* **Exercise directions**:
Retype only what runs from the first line of the listing to the line holding "import seaborn as sns", both included. Do not retype the pictures.

* **Available data**:
— START —
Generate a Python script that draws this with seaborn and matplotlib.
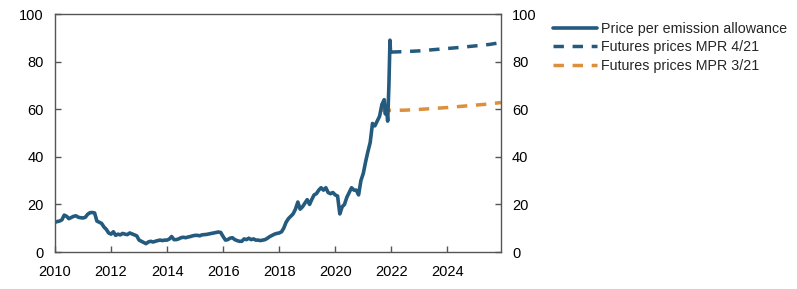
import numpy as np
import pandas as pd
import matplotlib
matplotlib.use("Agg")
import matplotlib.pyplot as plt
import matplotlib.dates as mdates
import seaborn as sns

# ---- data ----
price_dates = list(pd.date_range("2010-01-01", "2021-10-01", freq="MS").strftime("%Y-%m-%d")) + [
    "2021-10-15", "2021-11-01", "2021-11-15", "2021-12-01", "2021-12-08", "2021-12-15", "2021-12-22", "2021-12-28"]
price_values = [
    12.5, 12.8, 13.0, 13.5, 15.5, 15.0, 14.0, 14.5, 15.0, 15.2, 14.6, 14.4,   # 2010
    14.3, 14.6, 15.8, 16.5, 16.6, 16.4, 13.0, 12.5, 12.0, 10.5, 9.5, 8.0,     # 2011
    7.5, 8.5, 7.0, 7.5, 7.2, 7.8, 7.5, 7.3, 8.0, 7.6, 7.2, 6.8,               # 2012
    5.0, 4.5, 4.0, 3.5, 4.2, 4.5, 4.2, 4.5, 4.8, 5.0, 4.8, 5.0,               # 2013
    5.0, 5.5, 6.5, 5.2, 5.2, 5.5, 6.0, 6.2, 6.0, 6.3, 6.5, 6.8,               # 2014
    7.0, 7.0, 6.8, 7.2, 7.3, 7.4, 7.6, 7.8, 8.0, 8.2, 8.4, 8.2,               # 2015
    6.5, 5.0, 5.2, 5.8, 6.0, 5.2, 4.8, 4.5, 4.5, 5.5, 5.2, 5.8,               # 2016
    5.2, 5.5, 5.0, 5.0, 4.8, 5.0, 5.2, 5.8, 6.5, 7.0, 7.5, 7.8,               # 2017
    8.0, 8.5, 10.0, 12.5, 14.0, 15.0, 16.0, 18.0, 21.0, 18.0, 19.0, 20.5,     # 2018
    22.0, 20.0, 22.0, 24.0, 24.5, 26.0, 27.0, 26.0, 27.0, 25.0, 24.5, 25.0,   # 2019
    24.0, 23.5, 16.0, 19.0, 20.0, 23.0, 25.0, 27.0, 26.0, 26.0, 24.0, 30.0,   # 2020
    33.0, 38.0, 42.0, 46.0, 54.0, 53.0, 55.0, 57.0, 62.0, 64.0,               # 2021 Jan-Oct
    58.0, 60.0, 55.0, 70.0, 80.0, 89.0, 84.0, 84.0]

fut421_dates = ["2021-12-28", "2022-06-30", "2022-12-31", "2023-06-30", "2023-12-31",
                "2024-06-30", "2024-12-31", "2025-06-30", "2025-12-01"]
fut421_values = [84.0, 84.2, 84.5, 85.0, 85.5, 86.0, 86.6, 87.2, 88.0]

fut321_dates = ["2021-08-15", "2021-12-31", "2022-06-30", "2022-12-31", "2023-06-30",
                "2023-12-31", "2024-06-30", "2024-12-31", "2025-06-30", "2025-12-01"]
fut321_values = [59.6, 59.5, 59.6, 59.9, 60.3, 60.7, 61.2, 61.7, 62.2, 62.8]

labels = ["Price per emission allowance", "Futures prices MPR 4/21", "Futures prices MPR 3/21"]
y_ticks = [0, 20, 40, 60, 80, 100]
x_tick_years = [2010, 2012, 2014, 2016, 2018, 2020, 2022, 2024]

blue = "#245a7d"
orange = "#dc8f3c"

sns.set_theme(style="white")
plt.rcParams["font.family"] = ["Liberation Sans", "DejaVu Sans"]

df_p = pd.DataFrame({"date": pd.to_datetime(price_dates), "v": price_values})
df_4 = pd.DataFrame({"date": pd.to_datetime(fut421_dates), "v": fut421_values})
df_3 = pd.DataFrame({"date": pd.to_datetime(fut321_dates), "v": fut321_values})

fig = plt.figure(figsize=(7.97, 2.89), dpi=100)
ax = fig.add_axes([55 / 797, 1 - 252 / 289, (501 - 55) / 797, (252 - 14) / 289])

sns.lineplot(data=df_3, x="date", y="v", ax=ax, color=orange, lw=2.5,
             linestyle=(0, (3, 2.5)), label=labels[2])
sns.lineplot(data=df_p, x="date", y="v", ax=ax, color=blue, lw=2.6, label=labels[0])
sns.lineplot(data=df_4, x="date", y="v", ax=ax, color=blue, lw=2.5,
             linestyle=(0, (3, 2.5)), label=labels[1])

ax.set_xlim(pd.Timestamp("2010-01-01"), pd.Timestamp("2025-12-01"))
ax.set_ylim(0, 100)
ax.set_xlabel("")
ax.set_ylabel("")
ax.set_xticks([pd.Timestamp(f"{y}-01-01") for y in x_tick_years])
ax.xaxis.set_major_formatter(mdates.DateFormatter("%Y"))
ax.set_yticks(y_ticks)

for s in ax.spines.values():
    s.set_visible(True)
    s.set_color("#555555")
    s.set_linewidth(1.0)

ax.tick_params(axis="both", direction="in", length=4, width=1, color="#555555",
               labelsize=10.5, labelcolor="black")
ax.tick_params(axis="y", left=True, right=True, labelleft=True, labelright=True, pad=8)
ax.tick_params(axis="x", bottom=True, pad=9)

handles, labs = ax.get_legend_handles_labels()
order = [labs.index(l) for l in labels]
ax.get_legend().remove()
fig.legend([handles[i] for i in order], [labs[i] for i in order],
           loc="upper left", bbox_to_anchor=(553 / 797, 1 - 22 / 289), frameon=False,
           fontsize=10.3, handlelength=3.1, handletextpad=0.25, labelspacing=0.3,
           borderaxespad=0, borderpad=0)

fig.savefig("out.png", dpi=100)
— END —
* **Exercise answer**:
Generate a Python script that draws this with seaborn and matplotlib.
import numpy as np
import pandas as pd
import matplotlib
matplotlib.use("Agg")
import matplotlib.pyplot as plt
import matplotlib.dates as mdates
import seaborn as sns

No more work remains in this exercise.